Fractional diffusion as the limit of a short range potential Rayleigh gas
Karsten Matthies, Theodora Syntaka
TL;DR
The paper rigorously derives a fractional diffusion equation as the hydrodynamic limit of a deterministic Rayleigh gas with a short-range potential in three dimensions. It uses a Boltzmann-Grad scaling with a Poisson background having a fat-tailed velocity distribution and leverages collision-tree semigroup methods to control empirical dynamics and compare them to a linear Boltzmann equation. A Carleman representation and Mellet-type hydrodynamic limit are employed to translate the high-velocity tail into a nonlocal diffusion operator, yielding a fractional diffusion equation of order $\gamma$ on time scales where $cT$ grows like a negative power of the small parameter. The analysis provides quantitative error bounds over extended times and verifies the necessary assumptions to pass from Boltzmann to fractional diffusion, linking micro-scale deterministic dynamics to nonlocal macro-scale transport.
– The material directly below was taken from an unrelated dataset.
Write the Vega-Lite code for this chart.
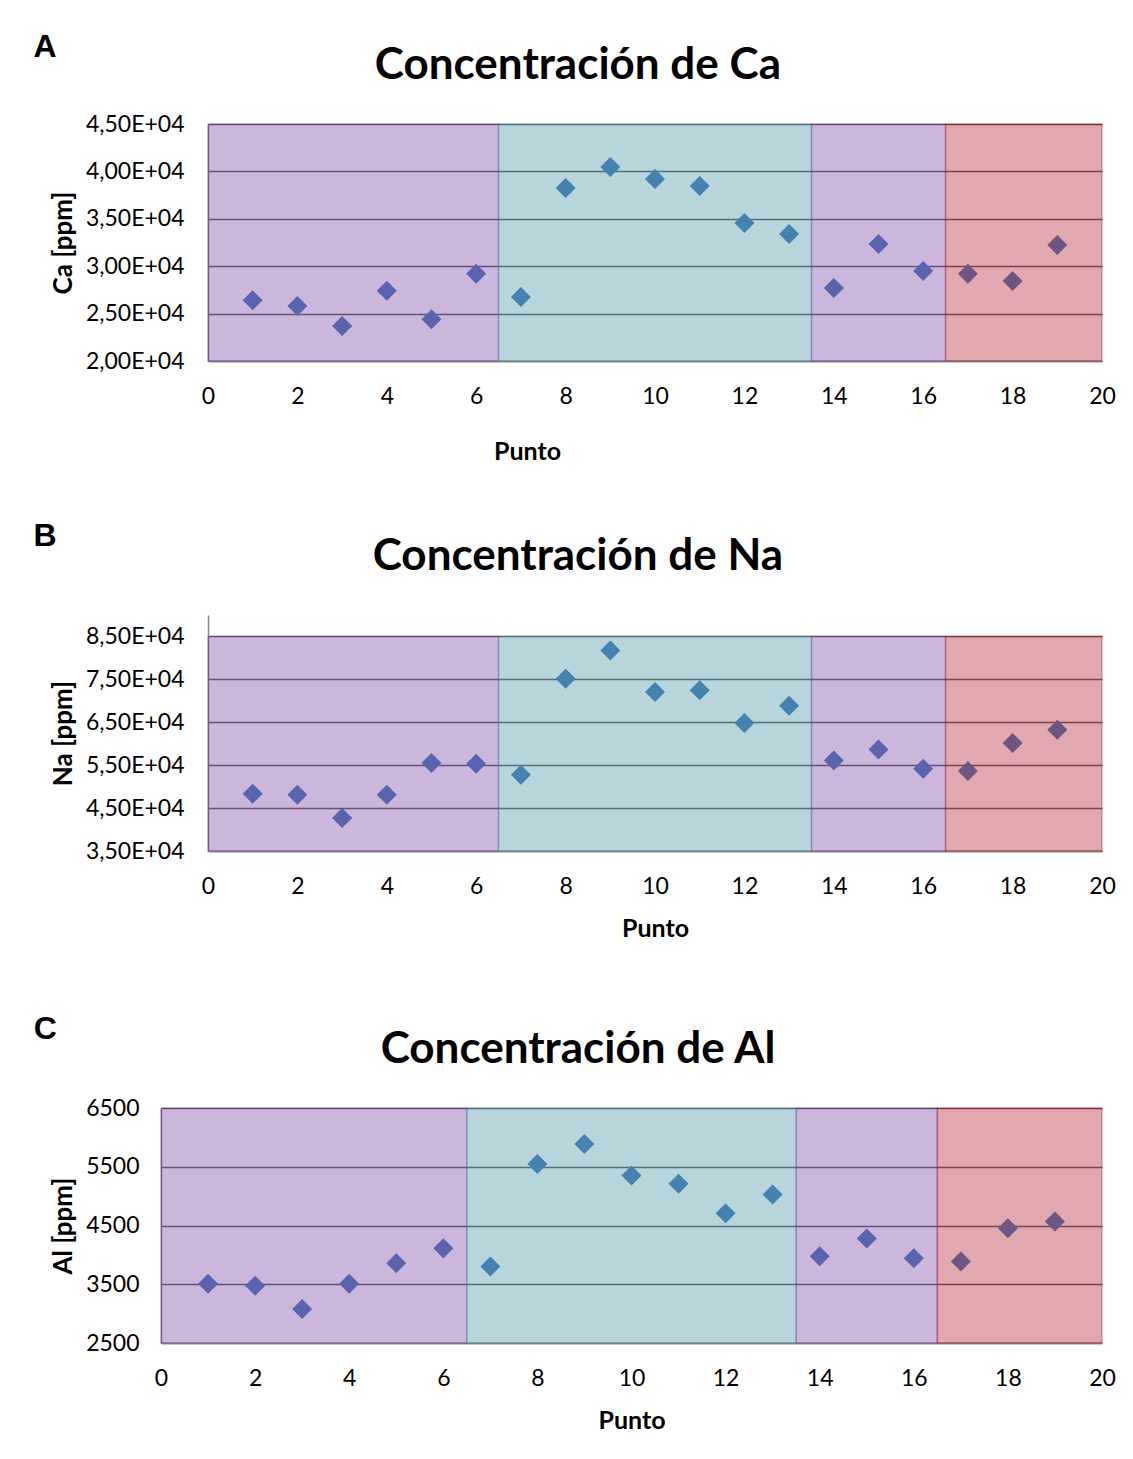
{
  "$schema": "https://vega.github.io/schema/vega-lite/v6.json",
  "padding": {"top": 31, "left": 32, "right": 0, "bottom": 0},
  "background": "white",
  "config": {
    "view": {"stroke": null},
    "font": "Lato",
    "axis": {
      "labelFont": "Lato", "labelFontSize": 23, "labelColor": "#000000",
      "titleFont": "Lato", "titleFontSize": 25, "titleFontWeight": "bold", "titleColor": "#000000",
      "ticks": false, "domainColor": "#868686", "domainWidth": 1.5,
      "gridColor": "#666666", "gridWidth": 1.6, "labelOverlap": false, "labelFlush": false
    },
    "axisX": {"grid": false, "labelPadding": 24, "titlePadding": 18},
    "axisY": {"grid": true, "labelPadding": 24, "titlePadding": 9, "titleFontSize": 26}
  },
  "datasets": {
    "puntos": [
      {"punto": 1, "ca": 26400, "na": 48370, "al": 3509},
      {"punto": 2, "ca": 25800, "na": 48130, "al": 3475},
      {"punto": 3, "ca": 23700, "na": 42690, "al": 3078},
      {"punto": 4, "ca": 27400, "na": 48130, "al": 3509},
      {"punto": 5, "ca": 24400, "na": 55490, "al": 3859},
      {"punto": 6, "ca": 29200, "na": 55350, "al": 4114},
      {"punto": 7, "ca": 26750, "na": 52790, "al": 3803},
      {"punto": 8, "ca": 38250, "na": 75150, "al": 5548},
      {"punto": 9, "ca": 40460, "na": 81740, "al": 5888},
      {"punto": 10, "ca": 39200, "na": 72030, "al": 5350},
      {"punto": 11, "ca": 38460, "na": 72490, "al": 5209},
      {"punto": 12, "ca": 34560, "na": 64810, "al": 4709},
      {"punto": 13, "ca": 33400, "na": 68860, "al": 5027},
      {"punto": 14, "ca": 27700, "na": 56120, "al": 3978},
      {"punto": 15, "ca": 32340, "na": 58680, "al": 4279},
      {"punto": 16, "ca": 29500, "na": 54190, "al": 3944},
      {"punto": 17, "ca": 29200, "na": 53630, "al": 3888},
      {"punto": 18, "ca": 28440, "na": 60150, "al": 4454},
      {"punto": 19, "ca": 32240, "na": 63270, "al": 4568}
    ],
    "zonas": [
      {"desde": 0, "hasta": 6.5, "zona": "a"},
      {"desde": 6.5, "hasta": 13.5, "zona": "b"},
      {"desde": 13.5, "hasta": 16.5, "zona": "a"},
      {"desde": 16.5, "hasta": 20, "zona": "c"}
    ],
    "vacio": [{"v": ""}]
  },
  "spacing": 72,
  "vconcat": [
    {
      "spacing": 56,
      "vconcat": [
        {
          "spacing": 0,
          "hconcat": [
            {"data": {"name": "vacio"}, "width": 1, "height": 1, "mark": {"type": "text", "text": ""}, "encoding": {}},
            {
              "title": {"text": "A", "font": "Liberation Sans", "fontSize": 32, "fontWeight": "bold", "color": "#000000", "anchor": "start", "frame": "bounds", "offset": -20, "dx": -17},
              "vconcat": [
                {
                  "title": {"text": "Concentración de Ca", "font": "Lato", "fontSize": 44, "fontWeight": "bold", "color": "#000000", "anchor": "middle", "frame": "bounds", "offset": 25, "dx": -5},
                  "width": 894, "height": 237,
                  "layer": [
                    {
                      "data": {"name": "puntos"},
                      "mark": {"type": "point", "shape": "diamond", "filled": true, "size": 400, "color": "#4F81BD", "opacity": 1, "strokeWidth": 0},
                      "encoding": {
                        "x": {"field": "punto", "type": "quantitative", "title": "Punto", "scale": {"domain": [0, 20], "nice": false}, "axis": {"values": [0, 2, 4, 6, 8, 10, 12, 14, 16, 18, 20], "titleX": 319, "titlePadding": 31}},
                        "y": {"field": "ca", "type": "quantitative", "title": "Ca [ppm]", "scale": {"domain": [20000, 45000], "nice": false, "zero": false}, "axis": {"values": [20000, 25000, 30000, 35000, 40000, 45000], "labelExpr": "replace(format(datum.value / 10000, '.2f'), '.', ',') + 'E+04'"}}
                      }
                    },
                    {
                      "data": {"name": "zonas"},
                      "mark": {"type": "rect", "fillOpacity": 0.34, "strokeOpacity": 0.3, "strokeWidth": 1.5},
                      "encoding": {
                        "x": {"field": "desde", "type": "quantitative", "title": "Punto"},
                        "x2": {"field": "hasta"},
                        "y": {"datum": 20000, "type": "quantitative", "title": "Ca [ppm]"},
                        "y2": {"datum": 45000},
                        "fill": {"field": "zona", "type": "nominal", "scale": {"domain": ["a", "b", "c"], "range": ["#6C2898", "#2E8398", "#A70017"]}, "legend": null},
                        "stroke": {"field": "zona", "type": "nominal", "scale": {"domain": ["a", "b", "c"], "range": ["#6C2898", "#2E8398", "#A70017"]}, "legend": null}
                      }
                    }
                  ]
                }
              ]
            }
          ]
        },
        {
          "spacing": 0,
          "hconcat": [
            {"data": {"name": "vacio"}, "width": 1, "height": 1, "mark": {"type": "text", "text": ""}, "encoding": {}},
            {
              "title": {"text": "B", "font": "Liberation Sans", "fontSize": 32, "fontWeight": "bold", "color": "#000000", "anchor": "start", "frame": "bounds", "offset": -18, "dx": -17},
              "vconcat": [
                {
                  "title": {"text": "Concentración de Na", "font": "Lato", "fontSize": 44, "fontWeight": "bold", "color": "#000000", "anchor": "middle", "frame": "bounds", "offset": 36, "dx": -5},
                  "width": 894, "height": 236,
                  "layer": [
                    {
                      "data": {"name": "puntos"},
                      "mark": {"type": "point", "shape": "diamond", "filled": true, "size": 400, "color": "#4F81BD", "opacity": 1, "strokeWidth": 0},
                      "encoding": {
                        "x": {"field": "punto", "type": "quantitative", "title": "Punto", "scale": {"domain": [0, 20], "nice": false}, "axis": {"values": [0, 2, 4, 6, 8, 10, 12, 14, 16, 18, 20]}},
                        "y": {"field": "na", "type": "quantitative", "title": "Na [ppm]", "scale": {"domain": [35000, 90000], "nice": false, "zero": false}, "axis": {"values": [35000, 45000, 55000, 65000, 75000, 85000], "labelExpr": "replace(format(datum.value / 10000, '.2f'), '.', ',') + 'E+04'"}}
                      }
                    },
                    {
                      "data": {"name": "zonas"},
                      "mark": {"type": "rect", "fillOpacity": 0.34, "strokeOpacity": 0.3, "strokeWidth": 1.5},
                      "encoding": {
                        "x": {"field": "desde", "type": "quantitative", "title": "Punto"},
                        "x2": {"field": "hasta"},
                        "y": {"datum": 35000, "type": "quantitative", "title": "Na [ppm]"},
                        "y2": {"datum": 85000},
                        "fill": {"field": "zona", "type": "nominal", "scale": {"domain": ["a", "b", "c"], "range": ["#6C2898", "#2E8398", "#A70017"]}, "legend": null},
                        "stroke": {"field": "zona", "type": "nominal", "scale": {"domain": ["a", "b", "c"], "range": ["#6C2898", "#2E8398", "#A70017"]}, "legend": null}
                      }
                    }
                  ]
                }
              ]
            }
          ]
        }
      ]
    },
    {
      "spacing": 0,
      "hconcat": [
        {"data": {"name": "vacio"}, "width": 1, "height": 1, "mark": {"type": "text", "text": ""}, "encoding": {}},
        {
          "title": {"text": "C", "font": "Liberation Sans", "fontSize": 32, "fontWeight": "bold", "color": "#000000", "anchor": "start", "frame": "bounds", "offset": -18, "dx": -17},
          "vconcat": [
            {
              "title": {"text": "Concentración de Al", "font": "Lato", "fontSize": 44, "fontWeight": "bold", "color": "#000000", "anchor": "middle", "frame": "bounds", "offset": 25, "dx": -5},
              "width": 941, "height": 235,
              "layer": [
                {
                  "data": {"name": "puntos"},
                  "mark": {"type": "point", "shape": "diamond", "filled": true, "size": 400, "color": "#4F81BD", "opacity": 1, "strokeWidth": 0},
                  "encoding": {
                    "x": {"field": "punto", "type": "quantitative", "title": "Punto", "scale": {"domain": [0, 20], "nice": false}, "axis": {"values": [0, 2, 4, 6, 8, 10, 12, 14, 16, 18, 20]}},
                    "y": {"field": "al", "type": "quantitative", "title": "Al [ppm]", "scale": {"domain": [2500, 6500], "nice": false, "zero": false}, "axis": {"values": [2500, 3500, 4500, 5500, 6500], "format": "d", "labelPadding": 22}}
                  }
                },
                {
                  "data": {"name": "zonas"},
                  "mark": {"type": "rect", "fillOpacity": 0.34, "strokeOpacity": 0.3, "strokeWidth": 1.5},
                  "encoding": {
                    "x": {"field": "desde", "type": "quantitative", "title": "Punto"},
                    "x2": {"field": "hasta"},
                    "y": {"datum": 2500, "type": "quantitative", "title": "Al [ppm]"},
                    "y2": {"datum": 6500},
                    "fill": {"field": "zona", "type": "nominal", "scale": {"domain": ["a", "b", "c"], "range": ["#6C2898", "#2E8398", "#A70017"]}, "legend": null},
                    "stroke": {"field": "zona", "type": "nominal", "scale": {"domain": ["a", "b", "c"], "range": ["#6C2898", "#2E8398", "#A70017"]}, "legend": null}
                  }
                }
              ]
            }
          ]
        }
      ]
    }
  ]
}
This work advances the understanding of nonlocal diffusion arising from deterministic particle systems with heavy-tailed backgrounds.
Abstract
The fractional diffusion equation is rigorously derived as a scaling limit from a deterministic Rayleigh gas, where particles interact via short range potentials with support of size $\varepsilon$ and the background is distributed in space $\mathbb{R}^3$ according to a Poisson process with intensity $N$ and in velocity according to some fat-tailed distribution. As an intermediate step a linear Boltzmann equation is obtained in the Boltzmann-Grad limit as $\varepsilon$ tends to zero and $N$ tends to infinity with $N \varepsilon^2 =c$. The convergence of the empiric particle dynamics to the Boltzmann-type dynamics is shown using semigroup methods to describe probability measures on collision trees associated to physical trajectories in the case of a Rayleigh gas. The fractional diffusion equation is a hydrodynamic limit for times $t \in [0,T]$, where $T$ and inverse mean free path $c$ can both be chosen as some negative rational power $\varepsilon^{-k}$.